The 'gold' OA ones may of course also be available in repositories, but
shouldn't be counted for this purpose, as their OA status is not due to
them being 'green' OA.
The percentage of total annual journal article output that is Green OA
has been hovering at about 15% for the past half decade at least. Here
are figures for Green OA only, for a Thomson/Reuters ISI sample of
21,000 control articles. Articles in Gold OA journals were excluded
from the count:
http://bit.ly/MandVSNonMand
Source: Gargouri, Y., Hajjem, C., Lariviere, V., Gingras, Y., Brody,
T., Carr, L. and Harnad, S. (2010) Self-Selected or Mandated, Open
Access Increases Citation Impact for Higher Quality Research. PLOS ONE
(under review)
http://eprints.ecs.soton.ac.uk/18493/
Bo-Christer Björk's sample of 1282 Thompson/Reuters ISI articles, he
found much the same percentage Green (14%) but he also had an estimate
of Gold (6.6%). (Since ISI does not index all journals, Björk also
made an estimate for a total sample of 1837 ISI + nonISI journals, and
there the relative percentage for Gold was 8.5% and Green was 11.9%)
Source: Björk B-C, Welling P, Laakso M, Majlender P, Hedlund T, et al.
2010 Open Access to the Scientific Journal Literature: Situation 2009.
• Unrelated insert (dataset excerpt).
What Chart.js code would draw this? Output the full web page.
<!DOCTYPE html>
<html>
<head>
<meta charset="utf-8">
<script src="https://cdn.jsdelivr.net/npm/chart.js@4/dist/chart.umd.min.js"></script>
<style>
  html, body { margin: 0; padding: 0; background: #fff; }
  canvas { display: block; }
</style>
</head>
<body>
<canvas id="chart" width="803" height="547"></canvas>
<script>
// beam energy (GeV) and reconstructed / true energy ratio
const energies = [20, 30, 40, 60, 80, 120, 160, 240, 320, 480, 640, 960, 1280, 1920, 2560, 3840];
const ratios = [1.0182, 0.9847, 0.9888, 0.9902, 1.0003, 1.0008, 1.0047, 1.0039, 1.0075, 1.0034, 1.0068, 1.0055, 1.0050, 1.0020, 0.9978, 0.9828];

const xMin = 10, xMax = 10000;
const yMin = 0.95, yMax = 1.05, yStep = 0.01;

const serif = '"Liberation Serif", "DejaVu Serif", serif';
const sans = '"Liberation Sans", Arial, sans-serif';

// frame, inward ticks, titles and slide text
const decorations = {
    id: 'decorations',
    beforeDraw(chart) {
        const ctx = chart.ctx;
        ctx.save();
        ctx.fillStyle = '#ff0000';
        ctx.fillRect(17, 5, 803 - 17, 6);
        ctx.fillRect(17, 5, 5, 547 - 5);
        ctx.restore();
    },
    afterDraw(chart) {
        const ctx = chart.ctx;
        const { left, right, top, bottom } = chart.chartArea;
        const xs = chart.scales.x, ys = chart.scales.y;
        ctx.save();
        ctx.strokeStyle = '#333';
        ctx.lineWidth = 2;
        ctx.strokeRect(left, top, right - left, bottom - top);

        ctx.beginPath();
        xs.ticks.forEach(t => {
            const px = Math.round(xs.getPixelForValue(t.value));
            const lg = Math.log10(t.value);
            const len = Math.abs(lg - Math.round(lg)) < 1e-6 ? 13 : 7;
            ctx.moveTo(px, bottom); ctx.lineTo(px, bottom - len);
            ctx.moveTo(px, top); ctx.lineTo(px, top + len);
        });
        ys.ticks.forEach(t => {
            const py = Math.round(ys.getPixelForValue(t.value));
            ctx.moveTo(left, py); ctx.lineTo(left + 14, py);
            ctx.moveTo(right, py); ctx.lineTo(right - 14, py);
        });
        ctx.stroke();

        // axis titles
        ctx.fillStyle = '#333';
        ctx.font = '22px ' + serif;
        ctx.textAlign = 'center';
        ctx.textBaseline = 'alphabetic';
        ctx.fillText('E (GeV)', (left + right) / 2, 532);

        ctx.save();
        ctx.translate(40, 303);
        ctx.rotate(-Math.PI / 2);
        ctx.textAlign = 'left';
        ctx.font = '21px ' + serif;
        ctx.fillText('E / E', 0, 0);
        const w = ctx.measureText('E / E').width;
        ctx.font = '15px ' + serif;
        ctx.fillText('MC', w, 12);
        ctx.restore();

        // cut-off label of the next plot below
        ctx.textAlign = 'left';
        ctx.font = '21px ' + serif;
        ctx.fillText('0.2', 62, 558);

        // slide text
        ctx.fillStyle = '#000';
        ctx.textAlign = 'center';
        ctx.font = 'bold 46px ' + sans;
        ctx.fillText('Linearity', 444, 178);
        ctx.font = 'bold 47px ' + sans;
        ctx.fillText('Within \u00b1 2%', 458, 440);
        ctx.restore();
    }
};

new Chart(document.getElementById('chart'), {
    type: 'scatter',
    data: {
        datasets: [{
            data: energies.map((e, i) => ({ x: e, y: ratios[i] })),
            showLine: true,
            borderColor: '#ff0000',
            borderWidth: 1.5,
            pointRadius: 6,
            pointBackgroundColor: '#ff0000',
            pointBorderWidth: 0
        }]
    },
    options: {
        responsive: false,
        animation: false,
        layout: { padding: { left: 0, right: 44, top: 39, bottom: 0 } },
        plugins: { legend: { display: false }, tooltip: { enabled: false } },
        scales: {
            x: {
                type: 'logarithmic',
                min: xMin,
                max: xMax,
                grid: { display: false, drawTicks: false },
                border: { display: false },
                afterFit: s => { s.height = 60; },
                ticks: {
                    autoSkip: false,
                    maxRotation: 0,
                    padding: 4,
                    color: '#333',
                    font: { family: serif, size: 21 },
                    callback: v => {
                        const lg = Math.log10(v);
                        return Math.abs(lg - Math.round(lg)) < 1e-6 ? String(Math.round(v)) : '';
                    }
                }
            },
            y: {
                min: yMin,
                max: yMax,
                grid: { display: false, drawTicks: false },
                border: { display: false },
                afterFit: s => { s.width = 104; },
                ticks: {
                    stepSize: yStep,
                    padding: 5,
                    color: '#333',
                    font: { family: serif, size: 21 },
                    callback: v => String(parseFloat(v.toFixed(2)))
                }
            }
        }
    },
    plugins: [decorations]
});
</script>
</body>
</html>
PLOS ONE 5(6): e11273. doi:10.1371/journal.pone.0011273 [Table 3]
It is my hunch (to be verified or falsified) that
publishers (the 'gold' road) have actually done more to bring OA about
than repositories, even where mandated (the 'green' road).
I would say that the data above pretty definitively falsify your hunch...
(The 160 institutional and funder mandates so far have not made a
detectable dent in the c. 15% figure, though this may soon change.)
(Do you imagine, though, Jan, that the way most authors are complying
with their institution's or funder's mandate to make make their
articles OA is by publishing them in a Gold OA journal, rather than
publishing them in whatever journal they judge appropriate, and then
depositing the final draft in their OA IR, as the mandates state?)